=== THE REQUEST ===
Tally the lines that hold the string "Give", and reply with the count alone.

=== RECORDS FOR THE EXERCISE ===
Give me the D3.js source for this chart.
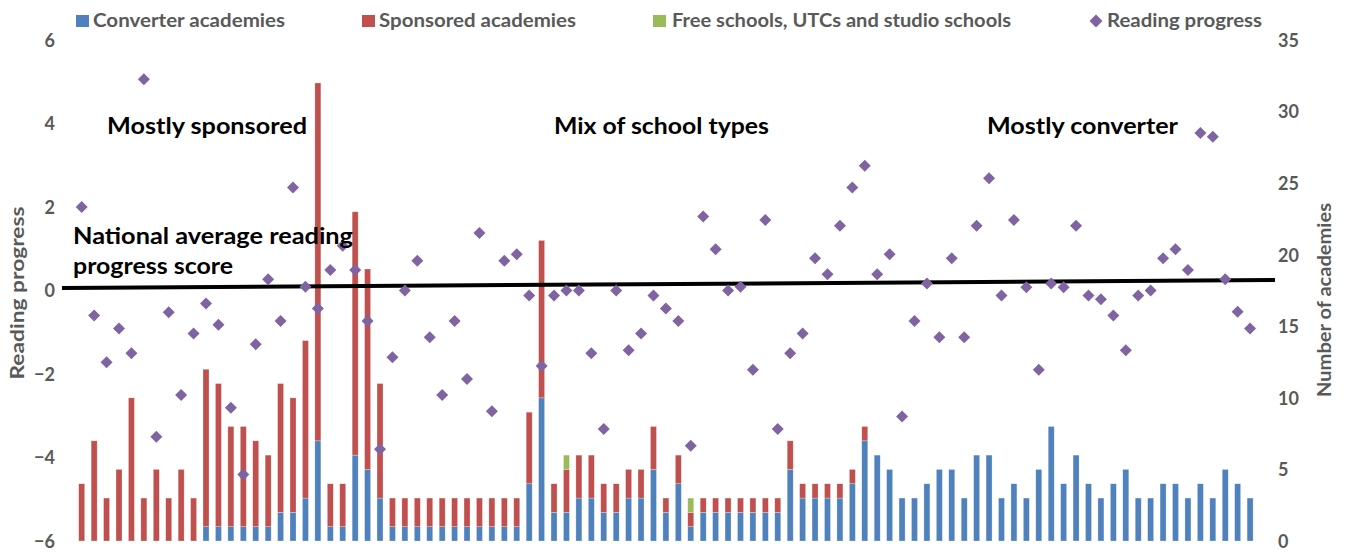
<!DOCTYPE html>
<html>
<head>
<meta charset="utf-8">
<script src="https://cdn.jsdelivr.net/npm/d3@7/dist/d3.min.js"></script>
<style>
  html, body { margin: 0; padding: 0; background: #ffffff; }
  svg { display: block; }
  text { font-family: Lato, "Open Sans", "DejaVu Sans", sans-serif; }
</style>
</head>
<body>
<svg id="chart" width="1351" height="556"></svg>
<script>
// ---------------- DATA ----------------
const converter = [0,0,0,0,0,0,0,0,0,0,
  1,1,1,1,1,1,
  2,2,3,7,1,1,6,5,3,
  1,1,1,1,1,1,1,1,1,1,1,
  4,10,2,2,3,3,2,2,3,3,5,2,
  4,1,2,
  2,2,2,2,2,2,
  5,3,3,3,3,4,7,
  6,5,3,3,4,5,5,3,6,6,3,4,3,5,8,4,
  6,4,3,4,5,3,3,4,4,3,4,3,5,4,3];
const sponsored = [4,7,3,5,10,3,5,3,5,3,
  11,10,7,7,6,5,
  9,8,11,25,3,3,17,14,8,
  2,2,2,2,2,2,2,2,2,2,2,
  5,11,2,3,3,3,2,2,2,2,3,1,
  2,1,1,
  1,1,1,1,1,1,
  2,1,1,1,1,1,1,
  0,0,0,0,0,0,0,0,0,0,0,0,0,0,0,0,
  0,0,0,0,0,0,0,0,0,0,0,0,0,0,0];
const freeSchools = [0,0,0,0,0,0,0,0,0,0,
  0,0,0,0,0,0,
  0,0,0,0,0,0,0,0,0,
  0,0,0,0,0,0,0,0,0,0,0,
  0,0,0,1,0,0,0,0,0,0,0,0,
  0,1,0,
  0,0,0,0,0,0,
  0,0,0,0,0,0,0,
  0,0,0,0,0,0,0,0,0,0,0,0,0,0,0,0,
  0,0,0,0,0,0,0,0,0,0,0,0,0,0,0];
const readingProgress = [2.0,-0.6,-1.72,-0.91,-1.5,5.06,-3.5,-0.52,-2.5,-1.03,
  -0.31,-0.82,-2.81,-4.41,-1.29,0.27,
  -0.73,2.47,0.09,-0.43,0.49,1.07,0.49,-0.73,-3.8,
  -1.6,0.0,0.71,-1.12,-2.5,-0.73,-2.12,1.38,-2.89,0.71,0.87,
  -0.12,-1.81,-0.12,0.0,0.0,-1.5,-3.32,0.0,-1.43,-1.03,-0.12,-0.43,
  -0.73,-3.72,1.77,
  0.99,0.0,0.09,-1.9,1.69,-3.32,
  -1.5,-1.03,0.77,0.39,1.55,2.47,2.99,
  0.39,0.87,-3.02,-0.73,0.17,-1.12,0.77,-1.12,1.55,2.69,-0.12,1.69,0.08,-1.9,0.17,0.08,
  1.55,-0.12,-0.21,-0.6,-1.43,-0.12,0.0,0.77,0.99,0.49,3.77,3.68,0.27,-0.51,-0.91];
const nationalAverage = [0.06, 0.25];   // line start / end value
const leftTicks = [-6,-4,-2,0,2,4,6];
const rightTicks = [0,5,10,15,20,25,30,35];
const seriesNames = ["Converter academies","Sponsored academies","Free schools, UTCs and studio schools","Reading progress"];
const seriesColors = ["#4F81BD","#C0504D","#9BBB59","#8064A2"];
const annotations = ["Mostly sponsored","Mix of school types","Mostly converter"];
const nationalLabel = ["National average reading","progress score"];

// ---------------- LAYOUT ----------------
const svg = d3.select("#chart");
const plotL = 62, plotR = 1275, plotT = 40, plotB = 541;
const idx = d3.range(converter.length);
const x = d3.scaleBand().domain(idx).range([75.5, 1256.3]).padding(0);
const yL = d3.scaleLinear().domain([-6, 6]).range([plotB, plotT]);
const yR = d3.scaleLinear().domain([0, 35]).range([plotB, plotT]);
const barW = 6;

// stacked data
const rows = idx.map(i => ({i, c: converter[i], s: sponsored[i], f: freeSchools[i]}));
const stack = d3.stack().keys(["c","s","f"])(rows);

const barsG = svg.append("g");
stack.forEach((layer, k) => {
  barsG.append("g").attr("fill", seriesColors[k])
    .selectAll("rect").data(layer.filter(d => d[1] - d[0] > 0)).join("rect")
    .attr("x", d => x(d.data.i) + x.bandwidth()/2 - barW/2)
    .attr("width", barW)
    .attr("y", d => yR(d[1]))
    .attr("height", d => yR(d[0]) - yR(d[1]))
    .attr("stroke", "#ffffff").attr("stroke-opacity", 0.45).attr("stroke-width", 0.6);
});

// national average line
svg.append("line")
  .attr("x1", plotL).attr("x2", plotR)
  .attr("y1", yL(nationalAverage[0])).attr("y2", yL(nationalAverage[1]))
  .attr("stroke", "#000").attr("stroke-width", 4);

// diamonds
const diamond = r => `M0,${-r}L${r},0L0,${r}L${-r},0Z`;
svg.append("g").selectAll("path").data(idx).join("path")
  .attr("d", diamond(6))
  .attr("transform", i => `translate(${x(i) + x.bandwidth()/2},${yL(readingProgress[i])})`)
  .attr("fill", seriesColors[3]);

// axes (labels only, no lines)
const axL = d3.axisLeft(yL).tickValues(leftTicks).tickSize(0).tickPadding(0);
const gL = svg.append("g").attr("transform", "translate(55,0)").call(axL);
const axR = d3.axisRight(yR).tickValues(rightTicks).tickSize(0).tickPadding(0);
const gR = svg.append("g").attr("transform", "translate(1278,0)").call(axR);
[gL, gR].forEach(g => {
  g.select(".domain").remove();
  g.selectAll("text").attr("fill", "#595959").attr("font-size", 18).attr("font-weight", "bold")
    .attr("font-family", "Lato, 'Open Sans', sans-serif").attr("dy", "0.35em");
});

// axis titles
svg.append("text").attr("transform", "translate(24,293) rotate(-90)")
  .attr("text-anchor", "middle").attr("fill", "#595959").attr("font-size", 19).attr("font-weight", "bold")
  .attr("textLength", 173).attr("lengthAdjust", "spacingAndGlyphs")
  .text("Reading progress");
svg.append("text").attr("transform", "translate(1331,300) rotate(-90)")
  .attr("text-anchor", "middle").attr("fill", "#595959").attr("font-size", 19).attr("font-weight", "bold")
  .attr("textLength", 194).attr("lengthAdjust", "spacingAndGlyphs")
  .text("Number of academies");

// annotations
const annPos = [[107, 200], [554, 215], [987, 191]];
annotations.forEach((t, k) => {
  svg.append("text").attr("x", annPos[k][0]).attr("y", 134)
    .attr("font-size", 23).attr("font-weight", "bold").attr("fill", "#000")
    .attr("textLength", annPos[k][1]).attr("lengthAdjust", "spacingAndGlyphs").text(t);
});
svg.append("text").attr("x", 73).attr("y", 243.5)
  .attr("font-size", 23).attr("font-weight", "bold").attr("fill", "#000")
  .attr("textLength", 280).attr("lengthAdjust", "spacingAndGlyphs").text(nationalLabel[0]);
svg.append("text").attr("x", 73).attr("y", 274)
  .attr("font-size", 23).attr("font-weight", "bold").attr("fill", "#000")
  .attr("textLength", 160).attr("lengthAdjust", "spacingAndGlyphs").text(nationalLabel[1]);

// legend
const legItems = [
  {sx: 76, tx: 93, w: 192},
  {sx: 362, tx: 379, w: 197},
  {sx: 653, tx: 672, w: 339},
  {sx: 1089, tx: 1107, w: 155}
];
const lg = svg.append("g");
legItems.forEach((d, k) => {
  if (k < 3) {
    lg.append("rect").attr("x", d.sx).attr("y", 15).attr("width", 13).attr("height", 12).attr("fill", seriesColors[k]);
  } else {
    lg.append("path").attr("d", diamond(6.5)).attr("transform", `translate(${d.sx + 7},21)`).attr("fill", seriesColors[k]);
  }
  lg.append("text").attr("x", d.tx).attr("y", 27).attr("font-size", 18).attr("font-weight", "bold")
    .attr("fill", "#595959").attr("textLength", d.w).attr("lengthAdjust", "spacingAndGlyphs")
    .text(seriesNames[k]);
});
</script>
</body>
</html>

==

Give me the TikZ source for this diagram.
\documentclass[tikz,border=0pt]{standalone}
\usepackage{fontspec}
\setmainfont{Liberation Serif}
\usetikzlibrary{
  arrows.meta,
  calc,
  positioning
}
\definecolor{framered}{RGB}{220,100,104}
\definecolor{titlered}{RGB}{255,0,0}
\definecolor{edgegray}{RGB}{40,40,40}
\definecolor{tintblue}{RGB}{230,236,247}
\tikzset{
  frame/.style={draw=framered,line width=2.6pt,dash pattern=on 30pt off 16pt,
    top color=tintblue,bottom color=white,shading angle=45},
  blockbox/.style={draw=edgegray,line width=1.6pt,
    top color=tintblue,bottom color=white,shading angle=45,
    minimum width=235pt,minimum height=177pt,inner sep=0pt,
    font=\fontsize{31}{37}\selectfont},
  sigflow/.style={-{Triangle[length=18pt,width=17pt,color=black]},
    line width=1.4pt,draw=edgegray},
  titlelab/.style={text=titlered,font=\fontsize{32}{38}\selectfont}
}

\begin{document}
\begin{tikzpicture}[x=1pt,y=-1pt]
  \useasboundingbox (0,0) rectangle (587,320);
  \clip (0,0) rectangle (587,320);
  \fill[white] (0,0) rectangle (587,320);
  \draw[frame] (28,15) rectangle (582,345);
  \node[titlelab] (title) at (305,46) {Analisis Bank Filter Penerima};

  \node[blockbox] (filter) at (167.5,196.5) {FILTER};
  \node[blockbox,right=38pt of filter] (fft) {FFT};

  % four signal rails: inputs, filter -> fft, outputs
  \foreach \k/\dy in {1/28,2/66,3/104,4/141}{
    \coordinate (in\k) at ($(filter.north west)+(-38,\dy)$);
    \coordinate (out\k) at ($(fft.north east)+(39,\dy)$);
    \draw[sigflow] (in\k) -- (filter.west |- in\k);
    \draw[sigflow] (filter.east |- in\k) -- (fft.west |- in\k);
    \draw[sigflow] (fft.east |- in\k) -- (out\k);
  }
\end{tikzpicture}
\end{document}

--

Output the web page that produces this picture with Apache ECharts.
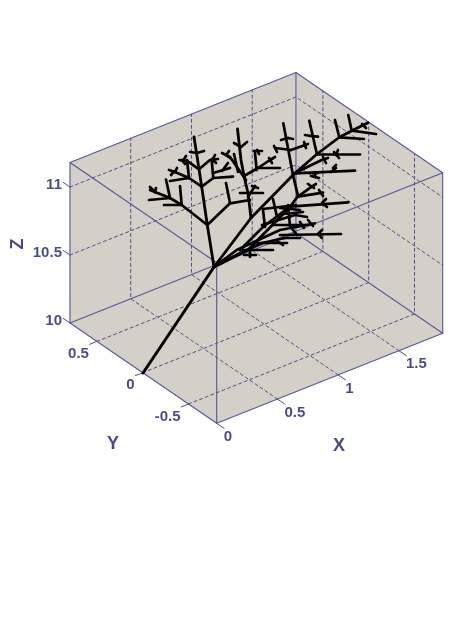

=== RESULT OF THE TASK ===
2